Grazioso è, da questo punto di vista, quanto rileva, "Il Corriere della Sera" del 28 maggio:

"Basta guardarli in faccia: sono contenti Guglielmo Epifani, Savino Pezzotta e Luigi Angeletti. E non soltanto perché il nuovo presidente della Confindustria, Luca Cordero di Montezemolo, ha voluto che ai segretari generali di Cgil, Cisl e Uil fossero riservati i posti centrali in terza fila, subito dopo le autorità istituzionali e i leader politici, mentre sotto la gestione di Antonio D'Amato i sindacalisti erano confinati in un settore laterale della platea. Ma soprattutto perché al centro della relazione con la quale Montezemolo ha cominciato il suo mandato c'è una svolta: si torna alla 'concertazione', cioè a quel metodo che si propone di risolvere le grandi questioni economiche attraverso accordi tra imprese, sindacati e governo. Basta col conflitto, si torna al dialogo."

Si torna al dialogo, insomma. sarà, a questo proposito, interessante vedere come la prenderanno i settori della sinistra politica e sindacale che ci garantivano che la concertazione è morta e che irridevano alla nostra bonaria valutazione che vi era un qualche nesso fra destra al governo e vivacità della CGIL. Se, d'altro canto, è innegabile che i fatti hanno la testa dura è altrettanto innegabile che la sinistra in buona fede ha una capacità straordinaria di assumere come categoria interpretativa dei fatti politici la dialettica fottuti-fottenti e che possiamo già attenderci argute analisi sul fatto che la CGIL ha un gruppo dirigente inadeguato ma una base sana e via argomentando.

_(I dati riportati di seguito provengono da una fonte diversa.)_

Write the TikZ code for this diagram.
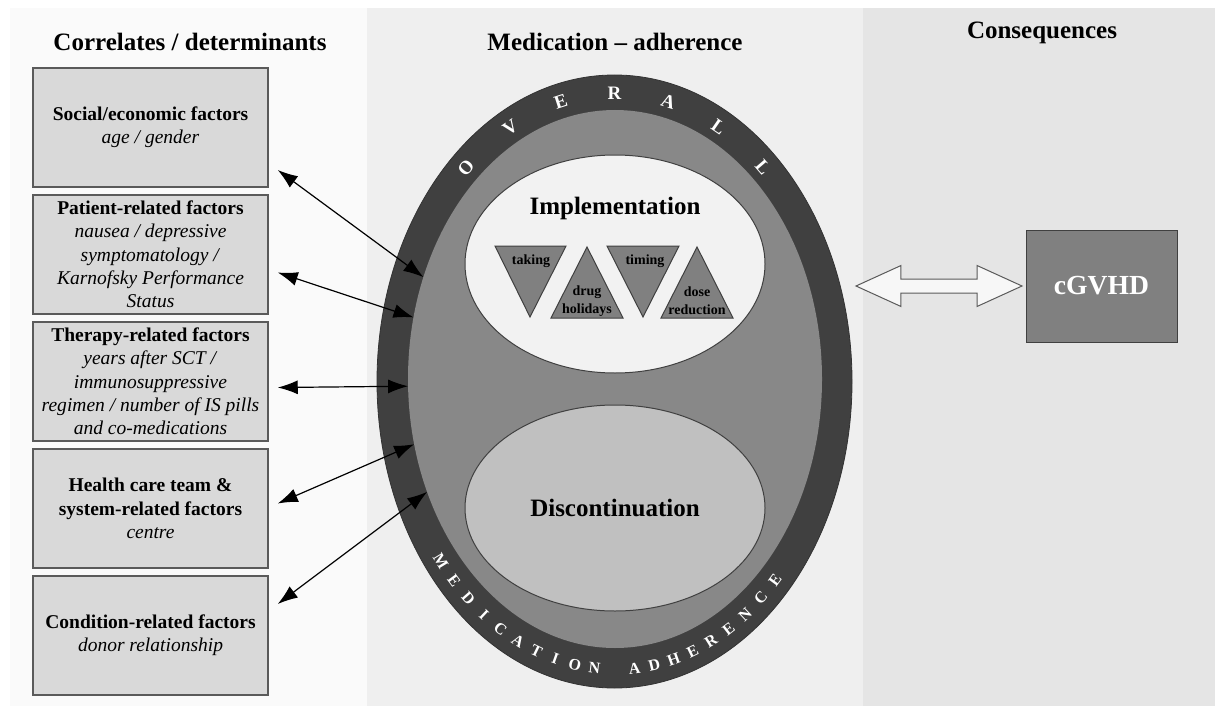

D'altro canto, la concertazione nuovo modello ha già un argomento forte sul quale basarsi:

"Di più: il nuovo leader degli imprenditori ha proposto una via allo sviluppo basata su innovazione e rilancio del Made in Italy, sulla competizione alimentata da ricerca e sviluppo i cui investimenti, ha chiesto, dovrebbero essere esentati dall'Irap. In questa proposta c'è un'inversione completa della linea confindustriale di questi anni che privilegiava il contenimento dei costi e la riduzione dei diritti dei lavoratori come strada principale per difendere l'attitudine competitiva del sistema industriale."
L'Unità del 28 maggio 2004


Insomma, il nuovo "patto fra produttori" assumerebbe come base la scoperta che la riduzione dei salari ed il taglio del welfare non possono essere la strada maestra per il rilancio del capitalismo italiano e che è necessario investire in innovazione e ricerca. Ad essere ironici, una novità straordinaria. La CGIL si è, comunque, affrettata a dichiararsi concertativa ma con giudizio:

"…..la Cgil chiede due cose: 1) Una 'riduzione della precarietà', cioè di fatto una revisione della legge Biagi che ha reso il mercato del lavoro italiano 'il più flessibile d'Europa', come disse D'Amato. 2) Una redistribuzione dei redditi a favore del lavoro dipendente, perché 'negli ultimi anni i guadagni di produttività sono andati tutti alle imprese'."
Il Corriere della Sera del 28 maggio 2004


Cosa la CGIL intenda quando si slancia in simili arditezze è più chiaro se si guarda, per fare un esempio, al recente contratto dell'Atesia che ha visto un "riassorbimento" dei lavoratori a progetto (gli ex co.co.co.) mediante l'esternalizzazione della maggior parte dei lavoratori e la stipula di contratti di formazione lavoro.
Riassumendo, sembra evidente che il blocco sociale incarnato da D'Amato ha subito una sconfitta politica secca. I mitici piccoli industriali del nord est hanno dovuto riconsegnare lo scettro alla famiglia per eccellenza, quella famiglia che sembra intenzionata a gestire in proprio la transizione della Fiat e, di conseguenza, del sistema Italia.

Il ritorno al centro della mediazione politica della Fiat comporta uno spazio di mediazione al sindacato che sembrava seccamente ridimensionato, uno spazio che, però, dovrà fare i conti con la radicalizzazione dello scontro sul salario e sui diritti.

Su questo terreno si giocherà, a breve, la partita per i settori più radicali dell'opposizione sociale. Ci permettiamo, infatti, di avere seri dubbi sulla disponibilità del padronato a rinunciare, per fare un solo esempio, al taglio delle pensioni che la destra gli sta servendo in queste settimane. Se il padronato, infatti, ha tutto l'interesse a mettere in concorrenza destra e sinistra per la conquista del ruolo di rappresentante generale degli interessi delle classi dominanti, i lavoratori hanno la necessità di porre al centro i propri, altrettanto unilaterali, interessi.

Siamo, insomma, in una fase non facile, tutt'altro, ma decisamente interessante. Sta a noi affrontarla al meglio.